SUPPLIED DATA:
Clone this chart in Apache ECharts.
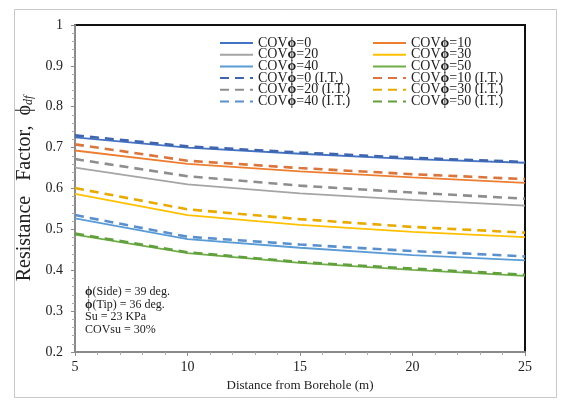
<!DOCTYPE html>
<html><head><meta charset="utf-8">
<script src="https://cdn.jsdelivr.net/npm/echarts@6/dist/echarts.min.js"></script>
<style>html,body{margin:0;padding:0;background:#fff}#c{width:566px;height:404px}</style>
</head><body><div id="c"></div>
<script>
const distances = [5, 10, 15, 20, 25];
const cov0   = [0.725, 0.700, 0.685, 0.672, 0.663];
const cov10  = [0.693, 0.660, 0.642, 0.627, 0.614];
const cov20  = [0.651, 0.610, 0.588, 0.572, 0.558];
const cov30  = [0.587, 0.535, 0.511, 0.494, 0.481];
const cov40  = [0.527, 0.476, 0.455, 0.437, 0.424];
const cov50  = [0.487, 0.442, 0.418, 0.401, 0.386];
const cov0IT  = [0.730, 0.703, 0.688, 0.675, 0.665];
const cov10IT = [0.708, 0.668, 0.650, 0.635, 0.623];
const cov20IT = [0.672, 0.630, 0.607, 0.590, 0.575];
const cov30IT = [0.601, 0.549, 0.525, 0.506, 0.492];
const cov40IT = [0.535, 0.482, 0.463, 0.447, 0.434];
const cov50IT = [0.490, 0.444, 0.420, 0.404, 0.389];
const names = ['COVϕ=0','COVϕ=10','COVϕ=20','COVϕ=30','COVϕ=40','COVϕ=50'];
const namesIT = names.map(n => n + ' (I.T.)');
const solidData = [cov0, cov10, cov20, cov30, cov40, cov50];
const dashData = [cov0IT, cov10IT, cov20IT, cov30IT, cov40IT, cov50IT];
const solidColors = ['#4472C4','#ED7D31','#A5A5A5','#FFC000','#5B9BD5','#70AD47'];
const dashColors  = ['#3F66AD','#D8763E','#8E8E8E','#E8A900','#5B90CC','#62A03F'];
const axisTicksY = [0.2,0.3,0.4,0.5,0.6,0.7,0.8,0.9,1];
const annotation = ['{b|ϕ}(Side) = 39 deg.','{b|ϕ}(Tip) = 36 deg.','Su = 23 KPa','COVsu = 30%'];

const serif = '"Liberation Serif","DejaVu Serif",serif';
const series = [];
names.forEach((n,i) => series.push({
  name: n, type: 'line', symbol: 'none', showSymbol: false, smooth: false,
  data: distances.map((d,j) => [d, solidData[i][j]]),
  lineStyle: {color: solidColors[i], width: 1.8},
  itemStyle: {color: solidColors[i]}, z: 2
}));
namesIT.forEach((n,i) => series.push({
  name: n, type: 'line', symbol: 'none', showSymbol: false, smooth: false,
  data: distances.map((d,j) => [d, dashData[i][j]]),
  lineStyle: {color: dashColors[i], width: 2.6, type: [9,6]},
  itemStyle: {color: dashColors[i]}, z: 3
}));
const fmt = n => n.replace('ϕ', '{b|ϕ}');
const legendText = {fontFamily: serif, fontSize: 14, color: '#222', lineHeight: 11.7,
  rich: {b: {fontFamily: serif, fontSize: 14, fontWeight: 'bold', color: '#222', lineHeight: 11.7}}};
const col1 = [names[0], names[2], names[4], namesIT[0], namesIT[2], namesIT[4]];
const col2 = [names[1], names[3], names[5], namesIT[1], namesIT[3], namesIT[5]];
const legendCommon = {orient: 'vertical', top: 36, itemWidth: 33, itemHeight: 10, itemGap: -2.3,
  padding: 0, textStyle: legendText, formatter: fmt, selectedMode: false,
  itemStyle: {opacity: 0, borderWidth: 0}};
const chart = echarts.init(document.getElementById('c'), null, {renderer: 'canvas'});
chart.setOption({
  animation: false,
  backgroundColor: '#fff',
  grid: {left: 75, right: 41, top: 25, bottom: 52, show: true, borderColor: '#111', borderWidth: 2},
  legend: [
    Object.assign({data: col1, left: 219}, legendCommon),
    Object.assign({data: col2, left: 372}, legendCommon)
  ],
  xAxis: {
    type: 'value', min: 5, max: 25, interval: 5,
    name: 'Distance from Borehole (m)', nameLocation: 'middle', nameGap: 26,
    nameTextStyle: {fontFamily: serif, fontSize: 13, color: '#222'},
    axisLine: {lineStyle: {color: '#8a8a8a', width: 2}},
    axisTick: {length: 4, lineStyle: {color: '#8a8a8a'}},
    minorTick: {show: true, splitNumber: 5, length: 3, lineStyle: {color: '#aaa'}},
    axisLabel: {fontFamily: serif, fontSize: 14, color: '#222', margin: 8},
    splitLine: {show: false}
  },
  yAxis: {
    type: 'value', min: 0.2, max: 1, interval: 0.1,
    name: 'Resistance   Factor,  {p|ϕ}{s|df}', nameLocation: 'middle', nameGap: 37,
    nameTextStyle: {fontFamily: serif, fontSize: 20, color: '#222',
      rich: {p: {fontFamily: serif, fontSize: 20, color: '#222'},
             s: {fontFamily: serif, fontSize: 12, fontStyle: 'italic', color: '#222', padding: [8,0,0,0]}}},
    axisLine: {lineStyle: {color: '#8a8a8a', width: 2}},
    axisTick: {length: 4, lineStyle: {color: '#8a8a8a'}},
    minorTick: {show: true, splitNumber: 5, length: 3, lineStyle: {color: '#aaa'}},
    axisLabel: {fontFamily: serif, fontSize: 14, color: '#222', margin: 12,
      formatter: v => axisTicksY.includes(+v.toFixed(1)) ? (+v.toFixed(1)).toString() : ''},
    splitLine: {show: false}
  },
  graphic: [
    {type: 'rect', left: 12, top: 7, shape: {width: 542, height: 388},
     style: {fill: 'none', stroke: '#c8c8c8', lineWidth: 1}, silent: true, z: -1},
    {type: 'text', left: 85, top: 286, z: 10,
     style: {text: annotation.join('\n'), font: '12px ' + serif, fill: '#222', lineHeight: 12.4,
       rich: {b: {font: 'bold 12px ' + serif, fill: '#222', lineHeight: 12.4}}}}
  ],
  series: series
});
</script></body></html>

WHAT THIS TASK INVOLVES:
Repeat the data above exactly, but not the pictures.

RESPONSE:
Clone this chart in Apache ECharts.
<!DOCTYPE html>
<html><head><meta charset="utf-8">
<script src="https://cdn.jsdelivr.net/npm/echarts@6/dist/echarts.min.js"></script>
<style>html,body{margin:0;padding:0;background:#fff}#c{width:566px;height:404px}</style>
</head><body><div id="c"></div>
<script>
const distances = [5, 10, 15, 20, 25];
const cov0   = [0.725, 0.700, 0.685, 0.672, 0.663];
const cov10  = [0.693, 0.660, 0.642, 0.627, 0.614];
const cov20  = [0.651, 0.610, 0.588, 0.572, 0.558];
const cov30  = [0.587, 0.535, 0.511, 0.494, 0.481];
const cov40  = [0.527, 0.476, 0.455, 0.437, 0.424];
const cov50  = [0.487, 0.442, 0.418, 0.401, 0.386];
const cov0IT  = [0.730, 0.703, 0.688, 0.675, 0.665];
const cov10IT = [0.708, 0.668, 0.650, 0.635, 0.623];
const cov20IT = [0.672, 0.630, 0.607, 0.590, 0.575];
const cov30IT = [0.601, 0.549, 0.525, 0.506, 0.492];
const cov40IT = [0.535, 0.482, 0.463, 0.447, 0.434];
const cov50IT = [0.490, 0.444, 0.420, 0.404, 0.389];
const names = ['COVϕ=0','COVϕ=10','COVϕ=20','COVϕ=30','COVϕ=40','COVϕ=50'];
const namesIT = names.map(n => n + ' (I.T.)');
const solidData = [cov0, cov10, cov20, cov30, cov40, cov50];
const dashData = [cov0IT, cov10IT, cov20IT, cov30IT, cov40IT, cov50IT];
const solidColors = ['#4472C4','#ED7D31','#A5A5A5','#FFC000','#5B9BD5','#70AD47'];
const dashColors  = ['#3F66AD','#D8763E','#8E8E8E','#E8A900','#5B90CC','#62A03F'];
const axisTicksY = [0.2,0.3,0.4,0.5,0.6,0.7,0.8,0.9,1];
const annotation = ['{b|ϕ}(Side) = 39 deg.','{b|ϕ}(Tip) = 36 deg.','Su = 23 KPa','COVsu = 30%'];

const serif = '"Liberation Serif","DejaVu Serif",serif';
const series = [];
names.forEach((n,i) => series.push({
  name: n, type: 'line', symbol: 'none', showSymbol: false, smooth: false,
  data: distances.map((d,j) => [d, solidData[i][j]]),
  lineStyle: {color: solidColors[i], width: 1.8},
  itemStyle: {color: solidColors[i]}, z: 2
}));
namesIT.forEach((n,i) => series.push({
  name: n, type: 'line', symbol: 'none', showSymbol: false, smooth: false,
  data: distances.map((d,j) => [d, dashData[i][j]]),
  lineStyle: {color: dashColors[i], width: 2.6, type: [9,6]},
  itemStyle: {color: dashColors[i]}, z: 3
}));
const fmt = n => n.replace('ϕ', '{b|ϕ}');
const legendText = {fontFamily: serif, fontSize: 14, color: '#222', lineHeight: 11.7,
  rich: {b: {fontFamily: serif, fontSize: 14, fontWeight: 'bold', color: '#222', lineHeight: 11.7}}};
const col1 = [names[0], names[2], names[4], namesIT[0], namesIT[2], namesIT[4]];
const col2 = [names[1], names[3], names[5], namesIT[1], namesIT[3], namesIT[5]];
const legendCommon = {orient: 'vertical', top: 36, itemWidth: 33, itemHeight: 10, itemGap: -2.3,
  padding: 0, textStyle: legendText, formatter: fmt, selectedMode: false,
  itemStyle: {opacity: 0, borderWidth: 0}};
const chart = echarts.init(document.getElementById('c'), null, {renderer: 'canvas'});
chart.setOption({
  animation: false,
  backgroundColor: '#fff',
  grid: {left: 75, right: 41, top: 25, bottom: 52, show: true, borderColor: '#111', borderWidth: 2},
  legend: [
    Object.assign({data: col1, left: 219}, legendCommon),
    Object.assign({data: col2, left: 372}, legendCommon)
  ],
  xAxis: {
    type: 'value', min: 5, max: 25, interval: 5,
    name: 'Distance from Borehole (m)', nameLocation: 'middle', nameGap: 26,
    nameTextStyle: {fontFamily: serif, fontSize: 13, color: '#222'},
    axisLine: {lineStyle: {color: '#8a8a8a', width: 2}},
    axisTick: {length: 4, lineStyle: {color: '#8a8a8a'}},
    minorTick: {show: true, splitNumber: 5, length: 3, lineStyle: {color: '#aaa'}},
    axisLabel: {fontFamily: serif, fontSize: 14, color: '#222', margin: 8},
    splitLine: {show: false}
  },
  yAxis: {
    type: 'value', min: 0.2, max: 1, interval: 0.1,
    name: 'Resistance   Factor,  {p|ϕ}{s|df}', nameLocation: 'middle', nameGap: 37,
    nameTextStyle: {fontFamily: serif, fontSize: 20, color: '#222',
      rich: {p: {fontFamily: serif, fontSize: 20, color: '#222'},
             s: {fontFamily: serif, fontSize: 12, fontStyle: 'italic', color: '#222', padding: [8,0,0,0]}}},
    axisLine: {lineStyle: {color: '#8a8a8a', width: 2}},
    axisTick: {length: 4, lineStyle: {color: '#8a8a8a'}},
    minorTick: {show: true, splitNumber: 5, length: 3, lineStyle: {color: '#aaa'}},
    axisLabel: {fontFamily: serif, fontSize: 14, color: '#222', margin: 12,
      formatter: v => axisTicksY.includes(+v.toFixed(1)) ? (+v.toFixed(1)).toString() : ''},
    splitLine: {show: false}
  },
  graphic: [
    {type: 'rect', left: 12, top: 7, shape: {width: 542, height: 388},
     style: {fill: 'none', stroke: '#c8c8c8', lineWidth: 1}, silent: true, z: -1},
    {type: 'text', left: 85, top: 286, z: 10,
     style: {text: annotation.join('\n'), font: '12px ' + serif, fill: '#222', lineHeight: 12.4,
       rich: {b: {font: 'bold 12px ' + serif, fill: '#222', lineHeight: 12.4}}}}
  ],
  series: series
});
</script></body></html>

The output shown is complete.